This recipe shows how to use a fast machine-learning surrogate for ab initio NMR chemical-shielding calculations – ShiftML3 – to pick out an experimentally observed crystal structure from a pool of candidate polymorphs. In a nutshell, the NMR-shielding-driven structure determination protocol, also sometimes referred to as NMR crystallography or NMR crystal-structure prediction (NMR-CSP), aims to enhance the confidence in a classical crystal structure prediction (CSP) workflow by anchoring the final structure selection step to experimental solid-state NMR data. This method is particularly useful to determine the structure of organic solids, for which it is difficult to obtain single crystals suitable for X-ray diffraction, or to unambiguously determine protonation states who cannot be resolved by XRD.

We work through the cocaine benchmark from Paruzzo et al., Nat. Commun. (2018), where the pool consists of geometry-optimized candidate structures of solid cocaine and a measured solid-state ¹H spectrum is available for comparison.

The basic workflow of NMR crystallography is:

enumerate candidate structures (typically by computational crystal-structure prediction workflows);
compute ¹H chemical shieldings for each candidate (traditionally with GIPAW-DFT, here with the ML-accelerated ShiftML3 model);
assign each predicted shielding to one of the experimentally observed chemical-shift peaks;
score each candidate against experiment via a calibrated RMSE;
take the structure with the lowest RMSE as the best match.

The chemical shielding is a rank-2 Cartesian tensor; its isotropic part (the trace divided by three) is rotation-invariant and is the quantity we use here for structure matching, as they are the observable most reliably measured using solid-state NMR spectroscopy. For background on running ShiftML3 itself – calculator setup, ensemble uncertainties, anisotropic tensor predictions – see the companion recipe Computing NMR shielding tensors using ShiftML. For background on learning and predicting rotationally equivariant tensor properties, see the polarizability recipe and the rotating-equivariants recipe.
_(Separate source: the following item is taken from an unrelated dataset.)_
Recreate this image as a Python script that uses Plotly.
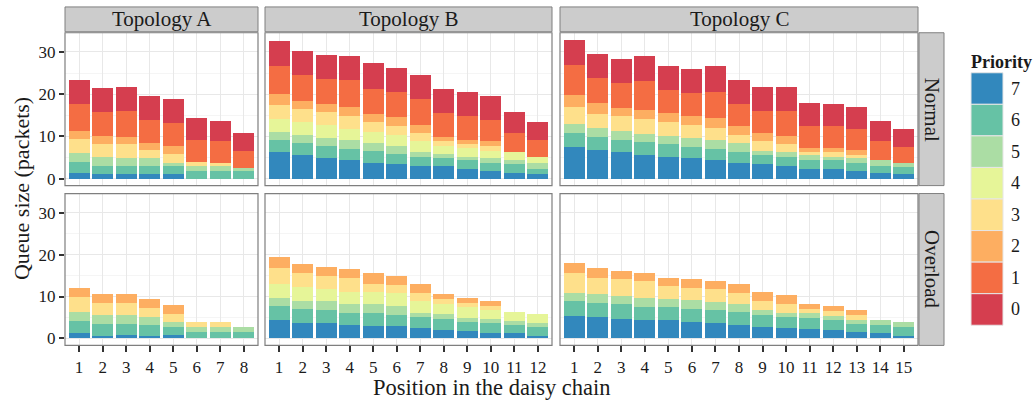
import plotly.graph_objects as go

# ---------------- data (segment heights, packets) ----------------
PRIORITIES = [7, 6, 5, 4, 3, 2, 1, 0]
COLORS = {0: "#D53E4F", 1: "#F46D43", 2: "#FDAE61", 3: "#FEE08B",
          4: "#E6F598", 5: "#ABDDA4", 6: "#66C2A5", 7: "#3288BD"}

POS_A = [1, 2, 3, 4, 5, 6, 7, 8]
POS_B = [1, 2, 3, 4, 5, 6, 7, 8, 9, 10, 11, 12]
POS_C = [1, 2, 3, 4, 5, 6, 7, 8, 9, 10, 11, 12, 13, 14, 15]

# Topology A - Normal
A_N_P7 = [1.3, 1.0, 1.0, 1.0, 1.0, 0, 0, 0]
A_N_P6 = [2.6, 2.1, 1.9, 1.9, 1.9, 1.9, 1.9, 1.7]
A_N_P5 = [2.1, 2.1, 2.1, 2.1, 0.9, 1.0, 1.0, 0.9]
A_N_P4 = [0, 0, 0, 0, 0, 0, 0, 0]
A_N_P3 = [3.5, 3.1, 3.3, 1.9, 2.1, 1.1, 0.9, 0]
A_N_P2 = [1.9, 1.9, 1.6, 1.6, 1.9, 0, 0, 0]
A_N_P1 = [6.3, 5.6, 6.1, 5.4, 5.4, 5.2, 5.1, 4.0]
A_N_P0 = [5.6, 5.6, 5.6, 5.6, 5.6, 5.1, 4.7, 4.2]

# Topology A - Overload
A_O_P7 = [1.2, 0.7, 0.9, 0.7, 0.9, 0, 0, 0]
A_O_P6 = [3.0, 2.8, 2.6, 2.6, 1.9, 1.6, 1.6, 1.6]
A_O_P5 = [2.1, 2.1, 2.1, 1.9, 1.2, 1.2, 1.2, 1.2]
A_O_P4 = [0, 0, 0, 0, 0, 0, 0, 0]
A_O_P3 = [3.5, 2.8, 2.8, 2.1, 1.9, 1.2, 1.2, 0]
A_O_P2 = [2.2, 2.1, 2.1, 2.1, 2.1, 0, 0, 0]
A_O_P1 = [0, 0, 0, 0, 0, 0, 0, 0]
A_O_P0 = [0, 0, 0, 0, 0, 0, 0, 0]

# Topology B - Normal
B_N_P7 = [6.2, 5.5, 4.8, 4.3, 3.8, 3.4, 3.1, 2.9, 2.2, 1.7, 1.3, 1.0]
B_N_P6 = [3.0, 3.0, 3.0, 2.8, 2.8, 2.5, 2.1, 1.9, 2.1, 1.9, 2.1, 1.4]
B_N_P5 = [1.9, 1.9, 1.9, 2.1, 1.9, 1.9, 1.0, 1.1, 0.9, 1.2, 0.9, 1.2]
B_N_P4 = [3.0, 3.0, 3.0, 2.6, 2.6, 2.6, 2.6, 1.9, 2.1, 1.8, 2.1, 1.6]
B_N_P3 = [3.3, 3.1, 3.1, 3.0, 2.3, 2.1, 1.9, 1.0, 1.0, 1.2, 0, 0]
B_N_P2 = [2.6, 1.9, 1.9, 2.2, 1.9, 2.1, 2.1, 1.1, 0.9, 1.0, 0, 0]
B_N_P1 = [6.6, 6.1, 6.0, 6.3, 5.9, 5.9, 6.1, 5.6, 5.6, 5.1, 4.5, 4.0]
B_N_P0 = [6.1, 5.8, 5.7, 5.8, 6.1, 5.6, 5.6, 5.7, 5.7, 5.6, 4.9, 4.2]

# Topology B - Overload
B_O_P7 = [4.5, 3.8, 3.8, 3.3, 3.0, 3.0, 2.6, 2.1, 1.9, 1.4, 1.2, 0.7]
B_O_P6 = [3.2, 3.2, 3.0, 2.8, 3.1, 2.6, 2.6, 2.6, 2.1, 2.4, 2.1, 2.1]
B_O_P5 = [1.9, 1.9, 2.1, 2.1, 2.1, 2.1, 0.9, 1.2, 0.9, 0.9, 0.9, 1.0]
B_O_P4 = [3.3, 3.3, 2.8, 3.0, 3.0, 3.1, 2.8, 2.3, 2.6, 2.1, 2.1, 2.1]
B_O_P3 = [4.0, 3.5, 3.3, 3.3, 1.9, 1.9, 1.9, 1.2, 0.9, 0.9, 0, 0]
B_O_P2 = [2.6, 2.1, 2.1, 2.1, 2.4, 2.1, 2.1, 1.1, 1.2, 1.2, 0, 0]
B_O_P1 = [0, 0, 0, 0, 0, 0, 0, 0, 0, 0, 0, 0]
B_O_P0 = [0, 0, 0, 0, 0, 0, 0, 0, 0, 0, 0, 0]

# Topology C - Normal
C_N_P7 = [7.6, 6.9, 6.4, 5.7, 5.2, 4.8, 4.3, 3.8, 3.4, 2.9, 2.4, 2.4, 1.7, 1.3, 1.0]
C_N_P6 = [3.3, 3.0, 2.8, 3.0, 3.1, 2.8, 2.8, 2.6, 2.3, 2.3, 1.9, 1.9, 1.9, 1.8, 1.7]
C_N_P5 = [2.1, 2.1, 2.1, 1.9, 1.9, 2.1, 2.1, 2.1, 0.9, 1.0, 1.2, 0.9, 1.2, 1.2, 0.9]
C_N_P4 = [0, 0, 0, 0, 0, 0, 0, 0, 0, 0, 0, 0, 0, 0, 0]
C_N_P3 = [4.0, 3.3, 3.5, 3.5, 3.2, 3.0, 2.8, 1.9, 2.2, 2.1, 0.9, 1.2, 0.9, 0, 0]
C_N_P2 = [2.8, 2.6, 1.9, 2.1, 2.1, 2.1, 2.4, 2.1, 1.9, 1.9, 0.9, 0.9, 1.2, 0, 0]
C_N_P1 = [7.2, 5.9, 5.9, 7.0, 5.4, 5.4, 6.1, 5.2, 5.4, 5.8, 5.2, 5.2, 4.9, 4.7, 4.0]
C_N_P0 = [5.9, 5.8, 5.8, 5.8, 5.7, 5.7, 6.1, 5.6, 5.6, 5.6, 5.4, 5.2, 5.2, 4.7, 4.2]

# Topology C - Overload
C_O_P7 = [5.4, 5.2, 4.7, 4.5, 4.5, 4.0, 3.8, 3.3, 2.8, 2.6, 2.3, 2.1, 1.6, 1.2, 0.7]
C_O_P6 = [3.5, 3.2, 3.5, 3.0, 3.0, 3.0, 3.0, 3.0, 2.8, 2.6, 2.6, 2.4, 1.9, 1.9, 2.1]
C_O_P5 = [1.9, 2.1, 1.9, 2.1, 1.9, 2.1, 1.9, 1.9, 1.2, 0.9, 1.2, 0.9, 1.0, 1.2, 1.2]
C_O_P4 = [0, 0, 0, 0, 0, 0, 0, 0, 0, 0, 0, 0, 0, 0, 0]
C_O_P3 = [4.7, 4.0, 4.0, 4.0, 3.0, 2.9, 3.0, 2.6, 2.1, 2.1, 0.9, 1.2, 1.1, 0, 0]
C_O_P2 = [2.5, 2.4, 2.1, 2.1, 2.1, 2.1, 2.1, 2.1, 2.1, 2.1, 1.2, 1.1, 1.2, 0, 0]
C_O_P1 = [0, 0, 0, 0, 0, 0, 0, 0, 0, 0, 0, 0, 0, 0, 0]
C_O_P0 = [0, 0, 0, 0, 0, 0, 0, 0, 0, 0, 0, 0, 0, 0, 0]

TOPOLOGIES = ["Topology A", "Topology B", "Topology C"]
CONDITIONS = ["Normal", "Overload"]
Y_TICKS = [0, 10, 20, 30]
X_TITLE = "Position in the daisy chain"
Y_TITLE = "Queue size (packets)"
LEGEND_TITLE = "Priority"

# ---------------- assemble panels ----------------
g = globals()
positions = {"A": POS_A, "B": POS_B, "C": POS_C}
panels = []
for r, cond in enumerate(["N", "O"]):
    for c, topo in enumerate(["A", "B", "C"]):
        series = {p: g[f"{topo}_{cond}_P{p}"] for p in PRIORITIES}
        panels.append((r, c, positions[topo], series))

# ---------------- layout geometry (pixels) ----------------
W, H = 1036, 401
FONT = "Liberation Serif"
TXT = "#1a1a1a"
col_x = [(65, 258), (265, 552), (560, 918)]
row_y = [(33, 187), (195, 348)]
strip_top = (7, 32)
strip_right = (919, 944)


def px(x):
    return x / W


def py(y):
    return 1 - y / H


fig = go.Figure()
layout = dict(
    width=W, height=H,
    margin=dict(l=0, r=0, t=0, b=0),
    paper_bgcolor="white", plot_bgcolor="white",
    barmode="stack", bargap=0.1, showlegend=False,
    font=dict(family=FONT, color=TXT),
)

for k, (r, c, pos, series) in enumerate(panels, start=1):
    xa = "x" if k == 1 else f"x{k}"
    ya = "y" if k == 1 else f"y{k}"
    for p in PRIORITIES:
        fig.add_trace(go.Bar(
            x=pos, y=series[p], width=0.9,
            marker=dict(color=COLORS[p], line=dict(width=0)),
            xaxis=xa, yaxis=ya, name=str(p), hoverinfo="skip",
        ))
    n = len(pos)
    bottom = (r == 1)
    left = (c == 0)
    layout["xaxis" if k == 1 else f"xaxis{k}"] = dict(
        domain=[px(col_x[c][0]), px(col_x[c][1])],
        anchor=ya, range=[0.4, n + 0.6],
        tickvals=pos, ticktext=[str(v) for v in pos],
        showticklabels=bottom, ticks="outside" if bottom else "",
        ticklen=6, tickwidth=1.6, tickcolor="#333333",
        tickfont=dict(family=FONT, size=17, color=TXT),
        showgrid=True, gridcolor="#E8E8E8", gridwidth=1,
        zeroline=False, showline=False, fixedrange=True,
    )
    layout["yaxis" if k == 1 else f"yaxis{k}"] = dict(
        domain=[py(row_y[r][1]), py(row_y[r][0])],
        anchor=xa, range=[-1.645, 34.55],
        tickvals=Y_TICKS, ticktext=[str(v) for v in Y_TICKS],
        showticklabels=left, ticks="outside" if left else "",
        ticklen=5, tickwidth=1.6, tickcolor="#333333",
        tickfont=dict(family=FONT, size=17, color=TXT),
        showgrid=True, gridcolor="#E8E8E8", gridwidth=1,
        minor=dict(tickvals=[5, 15, 25], showgrid=True, gridcolor="#F5F5F5",
                   gridwidth=1, ticks=""),
        zeroline=False, showline=False, fixedrange=True,
    )

fig.update_layout(**layout)

shapes = []
annotations = []
# panel borders
for (x0, x1) in col_x:
    for (y0, y1) in row_y:
        shapes.append(dict(type="rect", xref="paper", yref="paper",
                           x0=px(x0), x1=px(x1), y0=py(y1), y1=py(y0),
                           line=dict(color="#7F7F7F", width=1.2),
                           fillcolor="rgba(0,0,0,0)", layer="above"))
# top strips
for (x0, x1), name in zip(col_x, TOPOLOGIES):
    shapes.append(dict(type="rect", xref="paper", yref="paper",
                       x0=px(x0), x1=px(x1), y0=py(strip_top[1]), y1=py(strip_top[0]),
                       line=dict(color="#7F7F7F", width=1), fillcolor="#CCCCCC"))
    annotations.append(dict(text=name, xref="paper", yref="paper",
                            x=px((x0 + x1) / 2), y=py((strip_top[0] + strip_top[1]) / 2),
                            showarrow=False, xanchor="center", yanchor="middle",
                            font=dict(family=FONT, size=21, color=TXT)))
# right strips
for (y0, y1), name in zip(row_y, CONDITIONS):
    shapes.append(dict(type="rect", xref="paper", yref="paper",
                       x0=px(strip_right[0]), x1=px(strip_right[1]), y0=py(y1), y1=py(y0),
                       line=dict(color="#7F7F7F", width=1), fillcolor="#CCCCCC"))
    annotations.append(dict(text=name, xref="paper", yref="paper",
                            x=px((strip_right[0] + strip_right[1]) / 2),
                            y=py((y0 + y1) / 2), textangle=90,
                            showarrow=False, xanchor="center", yanchor="middle",
                            font=dict(family=FONT, size=21, color=TXT)))
# axis titles
annotations.append(dict(text=X_TITLE, xref="paper", yref="paper",
                        x=px((col_x[0][0] + col_x[2][1]) / 2), y=py(390),
                        showarrow=False, xanchor="center", yanchor="middle",
                        font=dict(family=FONT, size=22.5, color=TXT)))
annotations.append(dict(text=Y_TITLE, xref="paper", yref="paper",
                        x=px(21), y=py((row_y[0][0] + row_y[1][1]) / 2),
                        textangle=-90, showarrow=False,
                        xanchor="center", yanchor="middle",
                        font=dict(family=FONT, size=22, color=TXT)))
# legend (drawn manually, ggplot style)
annotations.append(dict(text="<b>" + LEGEND_TITLE + "</b>", xref="paper", yref="paper",
                        x=px(969), y=py(62), showarrow=False,
                        xanchor="left", yanchor="middle",
                        font=dict(family=FONT, size=18, color=TXT)))
key_top, key_h = 73.3, 31.8
for i, p in enumerate(PRIORITIES):
    y0 = key_top + i * key_h
    shapes.append(dict(type="rect", xref="paper", yref="paper",
                       x0=px(971), x1=px(1003), y0=py(y0 + key_h), y1=py(y0),
                       line=dict(color="#E6E6E6", width=1), fillcolor=COLORS[p]))
    annotations.append(dict(text=str(p), xref="paper", yref="paper",
                            x=px(1009), y=py(y0 + key_h / 2),
                            showarrow=False, xanchor="left", yanchor="middle",
                            font=dict(family=FONT, size=18, color=TXT)))

fig.update_layout(shapes=shapes, annotations=annotations)
fig.write_html("out.html", config={"displayModeBar": False},
               post_script="document.body.style.margin='0';document.body.style.overflow='hidden';")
This recipe is meant to be a starting point for users interested in applying ShiftML3 to their own NMR crystallography problems. Note however that modern shielding-driven NMR-CSP workflows make use of more sophisticated similarity measures than the simple RMSE used here and often combine information from multiple nuclei, as well as carefully calibrated shielding-to-shift regressors. This recipy should only serve as a demonstration of the basic workflow.

Chemical shifts, chemical shieldings, and structure matching¶

A solid-state NMR experiment on a powdered organic solid reports a set of chemical shifts \(\delta_i\) (in ppm), one for each magnetically distinct nuclear site \(i\). Computationally, what is naturally accessible is the chemical shielding \(\sigma_i\) – the response of the local electronic structure to an applied magnetic field. The two are related by an approximately linear calibration,

\[\delta_i \;=\; a\,\sigma_i + b\;,\]

where the slope \(a \approx -1\) (since shielding reduces the resonance frequency, while chemical shift is measured relative to a reference compound such as TMS for ¹H), and \(b\) is the shielding of the reference compound. The constants \(a\) and \(b\) depend on the level of theory used to compute \(\sigma\), and are usually obtained by linear regression against a benchmark of known experimental shifts.

Given a candidate structure \(X\), we predict \(\{\sigma_i(X)\}\) for the relevant nuclei, calibrate via the linear form above to obtain predicted shifts \(\{\delta_i^{\,\mathrm{pred}}(X)\}\), and compute the RMSE against the assigned experimental shifts:

\[\mathrm{RMSE}(X) \;=\; \sqrt{ \frac{1}{N}\, \sum_{i=1}^{N}\!\left(\delta_i^{\,\mathrm{pred}}(X) - \delta_i^{\,\mathrm{exp}}\right)^{2} }\;.\]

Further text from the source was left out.